**Material provided**
---
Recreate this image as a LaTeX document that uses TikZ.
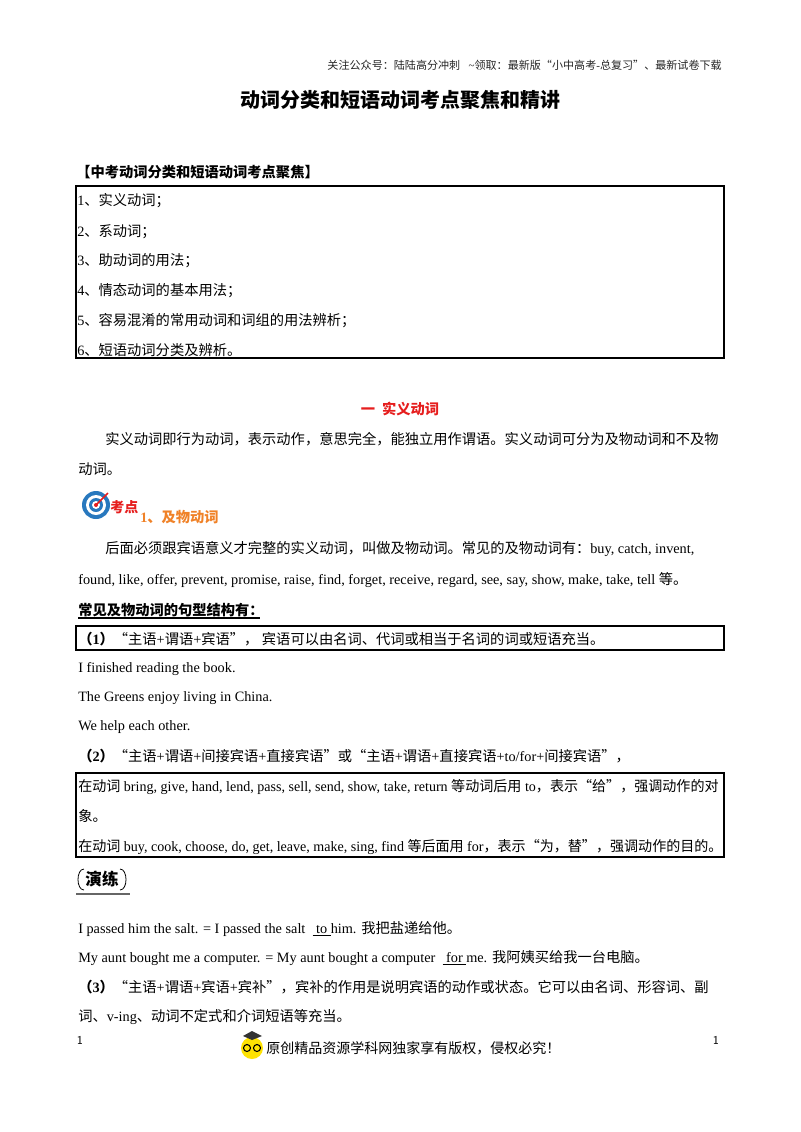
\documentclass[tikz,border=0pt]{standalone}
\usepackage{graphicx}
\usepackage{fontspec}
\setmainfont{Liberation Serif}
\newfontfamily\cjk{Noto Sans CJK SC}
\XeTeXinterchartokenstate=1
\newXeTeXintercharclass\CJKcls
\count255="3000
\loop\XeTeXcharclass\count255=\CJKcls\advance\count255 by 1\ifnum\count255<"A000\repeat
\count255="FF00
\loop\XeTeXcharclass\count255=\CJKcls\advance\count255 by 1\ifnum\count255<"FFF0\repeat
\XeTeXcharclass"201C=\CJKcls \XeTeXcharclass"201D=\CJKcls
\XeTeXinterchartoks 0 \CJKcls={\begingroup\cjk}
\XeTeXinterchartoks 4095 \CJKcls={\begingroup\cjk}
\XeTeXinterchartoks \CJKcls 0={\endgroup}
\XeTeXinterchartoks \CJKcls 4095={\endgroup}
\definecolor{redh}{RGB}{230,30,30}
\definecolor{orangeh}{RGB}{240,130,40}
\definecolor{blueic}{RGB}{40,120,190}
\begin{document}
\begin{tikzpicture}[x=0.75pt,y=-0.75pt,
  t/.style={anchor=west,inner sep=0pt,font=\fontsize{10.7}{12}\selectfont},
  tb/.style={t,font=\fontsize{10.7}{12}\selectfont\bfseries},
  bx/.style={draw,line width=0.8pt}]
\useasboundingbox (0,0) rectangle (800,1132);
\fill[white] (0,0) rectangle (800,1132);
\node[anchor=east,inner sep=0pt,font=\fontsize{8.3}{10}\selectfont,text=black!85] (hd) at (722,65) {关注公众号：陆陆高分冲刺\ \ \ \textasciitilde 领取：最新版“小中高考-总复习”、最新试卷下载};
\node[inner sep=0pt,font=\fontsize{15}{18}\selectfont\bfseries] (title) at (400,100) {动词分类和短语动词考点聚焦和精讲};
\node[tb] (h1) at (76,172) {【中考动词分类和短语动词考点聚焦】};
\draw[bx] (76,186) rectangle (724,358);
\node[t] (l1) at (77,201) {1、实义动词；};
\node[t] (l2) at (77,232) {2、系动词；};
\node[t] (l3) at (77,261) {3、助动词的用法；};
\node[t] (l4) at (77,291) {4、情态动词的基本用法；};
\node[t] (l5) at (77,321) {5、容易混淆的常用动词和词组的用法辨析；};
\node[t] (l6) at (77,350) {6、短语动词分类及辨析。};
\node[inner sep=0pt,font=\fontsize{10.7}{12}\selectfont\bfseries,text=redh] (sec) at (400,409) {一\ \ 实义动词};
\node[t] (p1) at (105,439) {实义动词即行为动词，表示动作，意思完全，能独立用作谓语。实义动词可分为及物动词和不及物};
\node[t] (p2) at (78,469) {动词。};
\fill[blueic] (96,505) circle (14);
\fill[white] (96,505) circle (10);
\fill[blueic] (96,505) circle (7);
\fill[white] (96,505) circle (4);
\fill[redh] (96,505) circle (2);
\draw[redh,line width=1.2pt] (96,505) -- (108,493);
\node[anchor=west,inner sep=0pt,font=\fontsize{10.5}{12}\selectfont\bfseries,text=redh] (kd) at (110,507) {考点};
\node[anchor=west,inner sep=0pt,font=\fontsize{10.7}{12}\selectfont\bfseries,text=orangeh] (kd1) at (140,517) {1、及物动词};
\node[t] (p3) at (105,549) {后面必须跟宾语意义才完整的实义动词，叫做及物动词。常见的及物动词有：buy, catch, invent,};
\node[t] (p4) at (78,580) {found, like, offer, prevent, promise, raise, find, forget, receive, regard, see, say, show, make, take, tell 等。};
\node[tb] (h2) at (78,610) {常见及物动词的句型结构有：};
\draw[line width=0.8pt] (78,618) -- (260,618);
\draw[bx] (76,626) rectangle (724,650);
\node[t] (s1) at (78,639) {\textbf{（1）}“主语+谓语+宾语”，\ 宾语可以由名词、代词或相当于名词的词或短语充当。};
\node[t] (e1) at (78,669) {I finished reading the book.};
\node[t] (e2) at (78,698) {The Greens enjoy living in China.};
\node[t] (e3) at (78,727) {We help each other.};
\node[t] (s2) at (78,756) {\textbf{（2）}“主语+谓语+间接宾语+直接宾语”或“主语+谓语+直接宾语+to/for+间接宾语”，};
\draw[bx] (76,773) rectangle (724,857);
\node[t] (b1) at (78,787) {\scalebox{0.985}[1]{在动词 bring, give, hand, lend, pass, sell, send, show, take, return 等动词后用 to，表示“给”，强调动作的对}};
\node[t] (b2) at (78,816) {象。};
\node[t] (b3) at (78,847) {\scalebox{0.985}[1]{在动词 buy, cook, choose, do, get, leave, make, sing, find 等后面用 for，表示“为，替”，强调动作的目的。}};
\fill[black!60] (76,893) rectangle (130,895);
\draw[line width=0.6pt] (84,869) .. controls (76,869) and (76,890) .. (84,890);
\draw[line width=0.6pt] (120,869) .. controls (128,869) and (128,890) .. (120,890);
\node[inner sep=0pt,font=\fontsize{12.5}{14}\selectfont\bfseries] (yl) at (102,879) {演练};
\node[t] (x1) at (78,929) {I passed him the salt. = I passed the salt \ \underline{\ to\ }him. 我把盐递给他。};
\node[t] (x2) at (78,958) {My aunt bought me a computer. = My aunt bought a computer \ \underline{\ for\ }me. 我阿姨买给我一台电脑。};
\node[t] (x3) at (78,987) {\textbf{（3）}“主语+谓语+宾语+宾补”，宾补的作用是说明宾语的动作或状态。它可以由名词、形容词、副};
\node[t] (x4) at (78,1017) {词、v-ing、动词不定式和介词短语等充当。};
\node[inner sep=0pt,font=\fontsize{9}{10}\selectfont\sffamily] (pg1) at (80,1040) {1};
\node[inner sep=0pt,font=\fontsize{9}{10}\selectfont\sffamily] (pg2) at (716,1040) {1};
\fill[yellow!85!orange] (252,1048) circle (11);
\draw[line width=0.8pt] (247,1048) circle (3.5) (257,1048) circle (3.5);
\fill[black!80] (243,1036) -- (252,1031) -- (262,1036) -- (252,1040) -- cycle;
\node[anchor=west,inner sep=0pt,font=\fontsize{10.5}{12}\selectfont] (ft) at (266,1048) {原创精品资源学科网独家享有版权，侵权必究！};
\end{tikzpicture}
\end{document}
---
**What you need to do**
Print out the material word for word, omitting the pictures.

**Answer to the exercise**
Recreate this image as a LaTeX document that uses TikZ.
\documentclass[tikz,border=0pt]{standalone}
\usepackage{graphicx}
\usepackage{fontspec}
\setmainfont{Liberation Serif}
\newfontfamily\cjk{Noto Sans CJK SC}
\XeTeXinterchartokenstate=1
\newXeTeXintercharclass\CJKcls
\count255="3000
\loop\XeTeXcharclass\count255=\CJKcls\advance\count255 by 1\ifnum\count255<"A000\repeat
\count255="FF00
\loop\XeTeXcharclass\count255=\CJKcls\advance\count255 by 1\ifnum\count255<"FFF0\repeat
\XeTeXcharclass"201C=\CJKcls \XeTeXcharclass"201D=\CJKcls
\XeTeXinterchartoks 0 \CJKcls={\begingroup\cjk}
\XeTeXinterchartoks 4095 \CJKcls={\begingroup\cjk}
\XeTeXinterchartoks \CJKcls 0={\endgroup}
\XeTeXinterchartoks \CJKcls 4095={\endgroup}
\definecolor{redh}{RGB}{230,30,30}
\definecolor{orangeh}{RGB}{240,130,40}
\definecolor{blueic}{RGB}{40,120,190}
\begin{document}
\begin{tikzpicture}[x=0.75pt,y=-0.75pt,
  t/.style={anchor=west,inner sep=0pt,font=\fontsize{10.7}{12}\selectfont},
  tb/.style={t,font=\fontsize{10.7}{12}\selectfont\bfseries},
  bx/.style={draw,line width=0.8pt}]
\useasboundingbox (0,0) rectangle (800,1132);
\fill[white] (0,0) rectangle (800,1132);
\node[anchor=east,inner sep=0pt,font=\fontsize{8.3}{10}\selectfont,text=black!85] (hd) at (722,65) {关注公众号：陆陆高分冲刺\ \ \ \textasciitilde 领取：最新版“小中高考-总复习”、最新试卷下载};
\node[inner sep=0pt,font=\fontsize{15}{18}\selectfont\bfseries] (title) at (400,100) {动词分类和短语动词考点聚焦和精讲};
\node[tb] (h1) at (76,172) {【中考动词分类和短语动词考点聚焦】};
\draw[bx] (76,186) rectangle (724,358);
\node[t] (l1) at (77,201) {1、实义动词；};
\node[t] (l2) at (77,232) {2、系动词；};
\node[t] (l3) at (77,261) {3、助动词的用法；};
\node[t] (l4) at (77,291) {4、情态动词的基本用法；};
\node[t] (l5) at (77,321) {5、容易混淆的常用动词和词组的用法辨析；};
\node[t] (l6) at (77,350) {6、短语动词分类及辨析。};
\node[inner sep=0pt,font=\fontsize{10.7}{12}\selectfont\bfseries,text=redh] (sec) at (400,409) {一\ \ 实义动词};
\node[t] (p1) at (105,439) {实义动词即行为动词，表示动作，意思完全，能独立用作谓语。实义动词可分为及物动词和不及物};
\node[t] (p2) at (78,469) {动词。};
\fill[blueic] (96,505) circle (14);
\fill[white] (96,505) circle (10);
\fill[blueic] (96,505) circle (7);
\fill[white] (96,505) circle (4);
\fill[redh] (96,505) circle (2);
\draw[redh,line width=1.2pt] (96,505) -- (108,493);
\node[anchor=west,inner sep=0pt,font=\fontsize{10.5}{12}\selectfont\bfseries,text=redh] (kd) at (110,507) {考点};
\node[anchor=west,inner sep=0pt,font=\fontsize{10.7}{12}\selectfont\bfseries,text=orangeh] (kd1) at (140,517) {1、及物动词};
\node[t] (p3) at (105,549) {后面必须跟宾语意义才完整的实义动词，叫做及物动词。常见的及物动词有：buy, catch, invent,};
\node[t] (p4) at (78,580) {found, like, offer, prevent, promise, raise, find, forget, receive, regard, see, say, show, make, take, tell 等。};
\node[tb] (h2) at (78,610) {常见及物动词的句型结构有：};
\draw[line width=0.8pt] (78,618) -- (260,618);
\draw[bx] (76,626) rectangle (724,650);
\node[t] (s1) at (78,639) {\textbf{（1）}“主语+谓语+宾语”，\ 宾语可以由名词、代词或相当于名词的词或短语充当。};
\node[t] (e1) at (78,669) {I finished reading the book.};
\node[t] (e2) at (78,698) {The Greens enjoy living in China.};
\node[t] (e3) at (78,727) {We help each other.};
\node[t] (s2) at (78,756) {\textbf{（2）}“主语+谓语+间接宾语+直接宾语”或“主语+谓语+直接宾语+to/for+间接宾语”，};
\draw[bx] (76,773) rectangle (724,857);
\node[t] (b1) at (78,787) {\scalebox{0.985}[1]{在动词 bring, give, hand, lend, pass, sell, send, show, take, return 等动词后用 to，表示“给”，强调动作的对}};
\node[t] (b2) at (78,816) {象。};
\node[t] (b3) at (78,847) {\scalebox{0.985}[1]{在动词 buy, cook, choose, do, get, leave, make, sing, find 等后面用 for，表示“为，替”，强调动作的目的。}};
\fill[black!60] (76,893) rectangle (130,895);
\draw[line width=0.6pt] (84,869) .. controls (76,869) and (76,890) .. (84,890);
\draw[line width=0.6pt] (120,869) .. controls (128,869) and (128,890) .. (120,890);
\node[inner sep=0pt,font=\fontsize{12.5}{14}\selectfont\bfseries] (yl) at (102,879) {演练};
\node[t] (x1) at (78,929) {I passed him the salt. = I passed the salt \ \underline{\ to\ }him. 我把盐递给他。};
\node[t] (x2) at (78,958) {My aunt bought me a computer. = My aunt bought a computer \ \underline{\ for\ }me. 我阿姨买给我一台电脑。};
\node[t] (x3) at (78,987) {\textbf{（3）}“主语+谓语+宾语+宾补”，宾补的作用是说明宾语的动作或状态。它可以由名词、形容词、副};
\node[t] (x4) at (78,1017) {词、v-ing、动词不定式和介词短语等充当。};
\node[inner sep=0pt,font=\fontsize{9}{10}\selectfont\sffamily] (pg1) at (80,1040) {1};
\node[inner sep=0pt,font=\fontsize{9}{10}\selectfont\sffamily] (pg2) at (716,1040) {1};
\fill[yellow!85!orange] (252,1048) circle (11);
\draw[line width=0.8pt] (247,1048) circle (3.5) (257,1048) circle (3.5);
\fill[black!80] (243,1036) -- (252,1031) -- (262,1036) -- (252,1040) -- cycle;
\node[anchor=west,inner sep=0pt,font=\fontsize{10.5}{12}\selectfont] (ft) at (266,1048) {原创精品资源学科网独家享有版权，侵权必究！};
\end{tikzpicture}
\end{document}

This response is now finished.